Nampak jalan menuju Kampus STAIN Majene masih ditutup dengan besi yang dipasang.
Majene, mandarnews.com – Status Jalan menuju Kampus Sekolah Tinggi Agama Islam Negeri (STAIN) Majene, Provinsi Sulawesi Barat, hingga saat ini masih belum jelas.
Akibatnya, mahasiswa yang hendak ke kampus harus melewati jalan rusak atau berputar arah untuk mencari jalan lain. Mengingat jalan menuju kampus itu masih ditutup oleh pihak yang mengklaim kepemilikannya.
Mahasiswa STAIN Majene pun menganggap Pemerintah Daerah (Pemda) Kabupaten Majene tidak serius dalam menyelesaikan pembayaran lahan menuju kampus tersebut.
Terbukti, hingga saat ini belum ada progres dari jalan yang dibangun dengan anggaran lebih dari Rp. 800 juta itu.
Mahasiswa STAIN Majene , Ahmad Samsuddin mengatakan sebelumnya, Pemda Majene melalui Dinas Perumahan, Pemukiman dan Pertanahan (Perkimtan) telah menyiapkan anggaran Rp 1 Miliar untuk menyelesaikan pembayaran lahan.
Namun, sampai saat ini belum ada tindak lanjutnya. Dimana yang menjadi alasan adalah karena ada sengketa antara pemilik lahan.
Pada 27 Mei 2022 Pemda Majene berjanji untuk mencarikan solusi terkait polemik tersebut di hadapan mahasiswa STAIN Majene yang melakukan aksi demonstrasi kala itu.

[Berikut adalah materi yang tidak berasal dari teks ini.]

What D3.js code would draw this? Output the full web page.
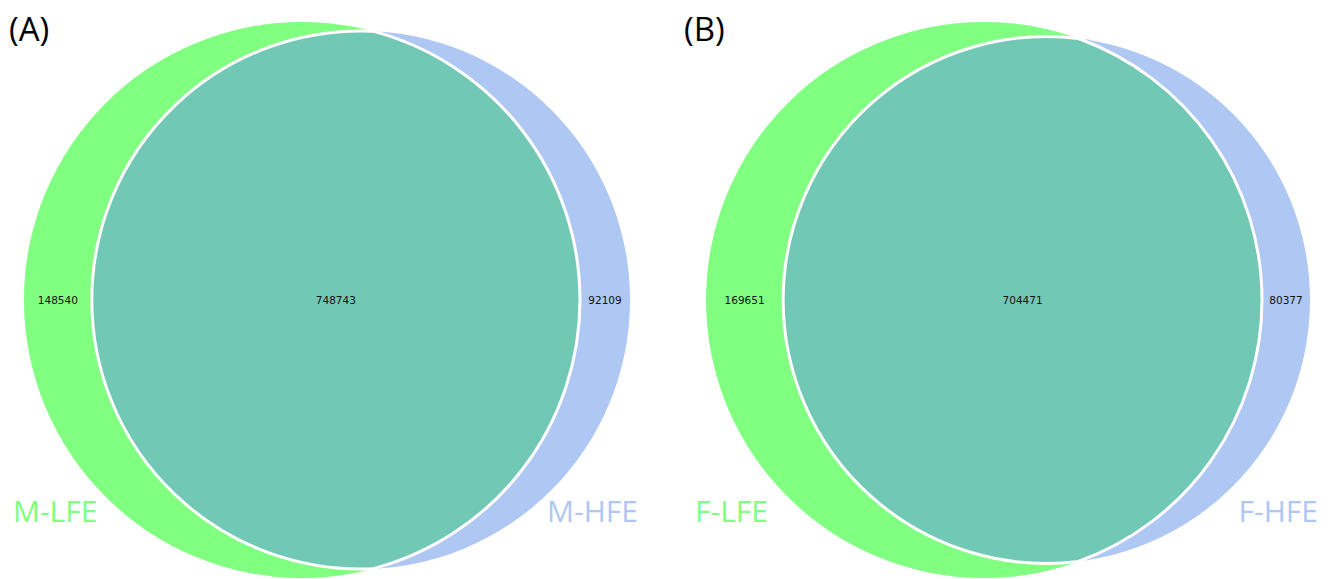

“Lima bulan janji itu terucap. Kini kami menagih janji. Jika Pemda betul-betul serius kenapa sampai sekarang persoalan ini belum bisa diatasi. Jika tidak bisa lebih baik mundur saja. Sikap itu lebih terhormat dari pada menyebar janji palsu. Dan kami atas nama mahasiswa STAIN Majene akan datang kembali menyambangi kantor Pemda Majene jika tidak secepatnya memberikan solusi sesuai janji yang dikemukakan,” tulisnya, beberapa hari.
Terpisah, Kepala Bidang (Kabid) Pertanahan Perkimtan Majene Sahar menuturkan, Pemerintah Kabupaten Majene akan membayar tanah itu, setelah status tanah bersih dan tidak ada masalah.
“Menurut pemahaman kami, tanah itu belum bersih dan dalam masalah. Yang kami maksudkan belum bersih, karena tanah itu ada empat kubu yang mengklaim pemilik lahan tersebut. Kubu pertama keturunan Hudong, Kubu kedua istrinya mantan pengacara, kubu ketiga Kamaruddin, dan Kubu keempat kelompok dua belas dimana koordinatornya Takim, itu sebabnya sehingga masalah ini berlarut-larut,” ungkapnya.
Lanjutnya, untuk membebaskan sebuah lahan, Pemda Majene butuh surat-surat kepemilikan lahan itu. Sementara, sampai saat ini surat kepemilikan lahan yang kami inginkan, dibutuhkan untuk pembebasan lahan administrasi belum diperlihatkan kepada kami.
“Informasi yang kami dapat bahwa, sertifikat asli ada pada ibu Juli atau istri mantan pengacara Hudong,” ungkapnya.
Pemda Majene telah melakukan berbagai upaya seperti mempertemukan orang yang klaim memiliki tanah itu, tetapi hasilnya nihil.